そして俺は、その流れを冨樫が継いだのかと思ったんだよ。
それくらい、お話に自信があるのかなと思ったの。
おっくん:
ああ、なるほど。
山田:
だからパンクかと思った。
それならそれでカッコイイと思った。
でも違ったの。
本人はちゃんと描きたかったの。
すごく不本意だった。
そしてその不本意な漫画を出す苦しみというのは、漫画家にしかわからない。
ほんとはちゃんと描きたかった。
でも描けなかった。
その苦しみと彼はずっと戦ってきたんだよね。
おっくん:
それはつらいですね。
山田:
『BASTARD!!』という漫画もジャンプで連載してたでしょう。
その作者、萩原さんの原稿を見せられたことがあるんだって。
めっちゃ上手かったんだって。
これはかなわない、というレベルだったみたい。
冨樫さん、『美少女戦士セーラームーン』の作者の人と結婚するでしょう?
その出会いも萩原さんつながりみたいね。
萩原さんの周りって絵師ばかりだからね。
おっくん:
ああ、なるほど。
山田:
80年代のヒーローであるスーパー絵師たちがいっぱいいる中に冨樫はいたんだよ。
なのに自分の絵は荒れていく。
これはつらいよ。
そういう苦しみの中にずっといたんだよね。
『幽☆遊☆白書』の中に暗黒武術会編というのがあるんだよ。
そこに出ることになる主人公たち。
彼らに拒否権はない。
生き残るためには勝つしかない。
これってジャンプそのものでしょう。
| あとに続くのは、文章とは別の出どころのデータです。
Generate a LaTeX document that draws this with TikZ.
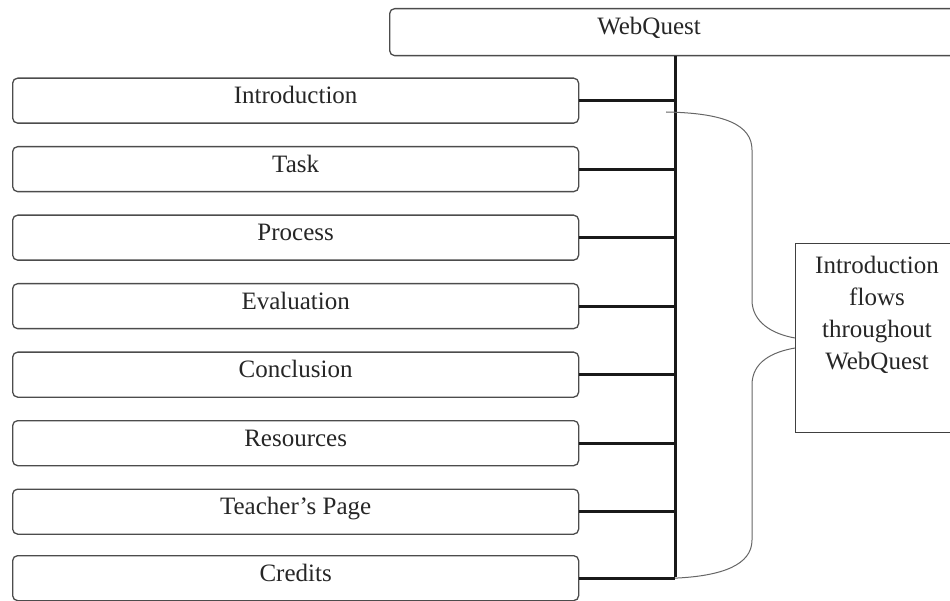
\documentclass[tikz,border=0pt]{standalone}
\usepackage{fontspec}
\setmainfont{Liberation Serif}
\begin{document}
\begin{tikzpicture}[x=1pt,y=-1pt,
  every node/.style={font=\fontsize{25}{32}\selectfont, text=black!85},
  itembox/.style={draw=black!70, line width=1.3pt, rounded corners=5pt, anchor=north west,
    minimum width=566pt, minimum height=45pt, inner sep=0pt, text height=17pt, text depth=11pt},
  bigbox/.style={draw=black!70, line width=1.3pt, rounded corners=5pt, anchor=north west, inner sep=0pt},
  sidebox/.style={draw=black!75, line width=1.1pt, anchor=north west, inner sep=0pt},
  link/.style={line width=3.2pt, draw=black!90},
  spine/.style={line width=3pt, draw=black!90},
  brace/.style={line width=1pt, draw=black!60}
]
\useasboundingbox (0,0) rectangle (950,601);
% top box
\node[bigbox, minimum width=640pt, minimum height=47pt] (wq) at (389,8) {};
\node[anchor=base] (wqt) at (649,35) {WebQuest};
% items
\node[itembox] (intro) at (12,77.5) {Introduction};
\node[itembox] (task) at (12,146) {Task};
\node[itembox] (proc) at (12,214.5) {Process};
\node[itembox] (eval) at (12,283) {Evaluation};
\node[itembox] (concl) at (12,351.5) {Conclusion};
\node[itembox] (res) at (12,420) {Resources};
\node[itembox] (teach) at (12,488.5) {Teacher's Page};
\node[itembox] (cred) at (12,555) {Credits};
% spine
\coordinate (sp) at (675,0);
\draw[spine] (wq.south -| sp) -- ([yshift=1.5pt]cred.east -| sp);
\foreach \n in {intro,task,proc,eval,concl,res,teach,cred}
  \draw[link] (\n.east) -- (\n.east -| sp);
% side box
\node[sidebox, minimum width=300pt, minimum height=189pt] (side) at (795,243) {};
\node[align=center, anchor=north] (sidet) at (877,253) {Introduction\\flows\\throughout\\WebQuest};
% brace
\coordinate (b1) at (666,112);
\coordinate (b2) at (side.west |- 0,338);
\coordinate (b3) at (side.west |- 0,348);
\coordinate (b4) at (cred.east -| sp);
\draw[brace] (b1) .. controls (725,113) and (752,125) .. (752,150) -- (752,300)
  .. controls (752,322) and (772,334) .. (b2);
\draw[brace] (b3) .. controls (772,352) and (752,362) .. (752,385) -- (752,540)
  .. controls (752,565) and (722,576) .. (b4);
\end{tikzpicture}
\end{document}
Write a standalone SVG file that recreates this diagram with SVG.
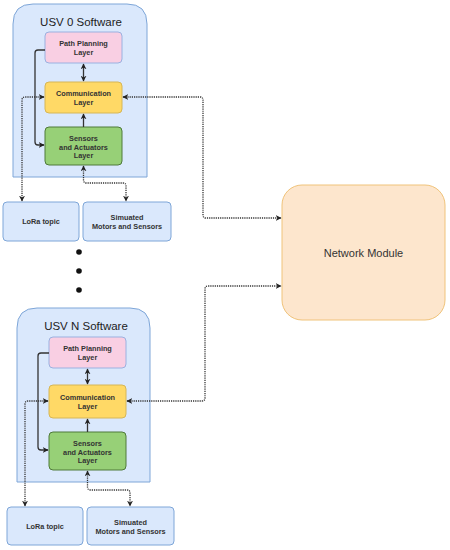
<svg xmlns="http://www.w3.org/2000/svg" width="450" height="550" viewBox="0 0 450 550">
<style>
.cont{fill:#dae8fc;stroke:#7ea6d8;stroke-width:1}
.ext{fill:#dae8fc;stroke:#7ea6d8;stroke-width:1}
.pp{fill:#f9cfe3;stroke:#9ab1e0;stroke-width:1}
.cm{fill:#ffd966;stroke:#d6b656;stroke-width:1}
.sa{fill:#97d077;stroke:#4f7a3a;stroke-width:1}
.nm{fill:#fde6cd;stroke:#f0c37a;stroke-width:1}
.t{font-family:"Liberation Sans",Arial,sans-serif;fill:#333;text-anchor:middle}
.lbl{font-size:7.3px;font-weight:bold}
.title{font-size:11.5px;fill:#222}
.solid{fill:none;stroke:#333;stroke-width:1.3}
.dot{fill:none;stroke:#333;stroke-width:1.3;stroke-dasharray:1.2 1}
</style>
<defs>
<marker id="ah" viewBox="0 0 10 10" refX="9" refY="5" markerWidth="6" markerHeight="6" orient="auto-start-reverse" markerUnits="userSpaceOnUse">
<path d="M0,0 L10,5 L0,10 L3,5 Z" fill="#222"/>
</marker>
</defs>

<g id="usv0">
<path class="cont" d="M13,177 V24 Q13,4 33,4 H127 Q147,4 147,24 V177 Z"/>
<text class="t title" x="81" y="26">USV 0 Software</text>
</g>
<g id="pp0"><rect class="pp" x="45" y="32" width="77" height="31" rx="4"/>
<text class="t lbl" x="83.5" y="46">Path Planning</text><text class="t lbl" x="83.5" y="55">Layer</text></g>
<g id="cm0"><rect class="cm" x="45" y="82" width="77" height="31" rx="4"/>
<text class="t lbl" x="83.5" y="96">Communication</text><text class="t lbl" x="83.5" y="105">Layer</text></g>
<g id="sa0"><rect class="sa" x="45" y="127" width="77" height="38" rx="4"/>
<text class="t lbl" x="83.5" y="141">Sensors</text><text class="t lbl" x="83.5" y="149.5">and Actuators</text><text class="t lbl" x="83.5" y="158">Layer</text></g>
<g id="lora0"><rect class="ext" x="3" y="202" width="76" height="39" rx="4"/>
<text class="t lbl" x="41" y="224">LoRa topic</text></g>
<g id="sim0"><rect class="ext" x="83" y="202" width="88" height="39" rx="4"/>
<text class="t lbl" x="127" y="220">Simuated</text><text class="t lbl" x="127" y="229">Motors and Sensors</text></g>

<g id="dots">
<circle cx="79" cy="252" r="2.8" fill="#111"/>
<circle cx="79" cy="271" r="2.8" fill="#111"/>
<circle cx="79" cy="290" r="2.8" fill="#111"/>
</g>

<g id="usvN">
<path class="cont" d="M17,482 V328 Q17,308 37,308 H130 Q150,308 150,328 V482 Z"/>
<text class="t title" x="86" y="330">USV N Software</text>
</g>
<g id="ppN"><rect class="pp" x="49" y="337" width="77" height="31" rx="4"/>
<text class="t lbl" x="87.5" y="351">Path Planning</text><text class="t lbl" x="87.5" y="360">Layer</text></g>
<g id="cmN"><rect class="cm" x="49" y="385" width="77" height="33" rx="4"/>
<text class="t lbl" x="87.5" y="400">Communication</text><text class="t lbl" x="87.5" y="409">Layer</text></g>
<g id="saN"><rect class="sa" x="49" y="432" width="77" height="38" rx="4"/>
<text class="t lbl" x="87.5" y="446">Sensors</text><text class="t lbl" x="87.5" y="454.5">and Actuators</text><text class="t lbl" x="87.5" y="463">Layer</text></g>
<g id="loraN"><rect class="ext" x="7" y="507" width="76" height="38" rx="4"/>
<text class="t lbl" x="45" y="529">LoRa topic</text></g>
<g id="simN"><rect class="ext" x="87" y="507" width="87" height="38" rx="4"/>
<text class="t lbl" x="130.5" y="525">Simuated</text><text class="t lbl" x="130.5" y="534">Motors and Sensors</text></g>

<g id="network"><rect class="nm" x="282" y="185" width="163" height="135" rx="20"/>
<text class="t" x="363.5" y="257" font-size="11px" fill="#333">Network Module</text></g>

<g id="connectors">
<path class="solid" d="M83.5,64 V81" marker-start="url(#ah)" marker-end="url(#ah)"/>
<path class="solid" d="M83.5,127 V114" marker-end="url(#ah)"/>
<path class="solid" d="M45,50 H38 Q35,50 35,53 V142 Q35,145 38,145 H44" marker-end="url(#ah)"/>
<path class="dot" d="M44,97 H25 Q22,97 22,100 V201" marker-start="url(#ah)" marker-end="url(#ah)"/>
<path class="dot" d="M83.5,166 V180 Q83.5,183 86.5,183 H123 Q126,183 126,186 V201" marker-start="url(#ah)" marker-end="url(#ah)"/>
<path class="dot" d="M123,97 H200 Q203,97 203,100 V215 Q203,218 206,218 H281" marker-start="url(#ah)" marker-end="url(#ah)"/>
<path class="solid" d="M87.5,369 V384" marker-start="url(#ah)" marker-end="url(#ah)"/>
<path class="solid" d="M87.5,432 V419" marker-end="url(#ah)"/>
<path class="solid" d="M49,353 H41 Q38,353 38,356 V447 Q38,450 41,450 H48" marker-end="url(#ah)"/>
<path class="dot" d="M48,401 H28 Q25,401 25,404 V506" marker-start="url(#ah)" marker-end="url(#ah)"/>
<path class="dot" d="M87.5,471 V487 Q87.5,490 90.5,490 H127 Q130,490 130,493 V506" marker-start="url(#ah)" marker-end="url(#ah)"/>
<path class="dot" d="M127,401 H202 Q205,401 205,398 V289 Q205,286 208,286 H281" marker-start="url(#ah)" marker-end="url(#ah)"/>
</g>
</svg>
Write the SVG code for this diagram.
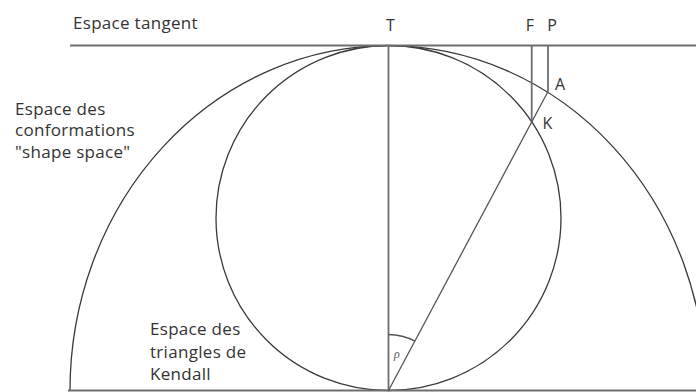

選択しないんだよ。
おっくん:
そうですね。
山田:
行くしかないし、勝つしかない。
それが少年ジャンプ。
これ心象風景としか思えないね。
そしてこれぞあの頃のジャパン。死んだらおしまいという価値観。
そういう読者の気持ちとリンクする。そういうのも読み取れるよね。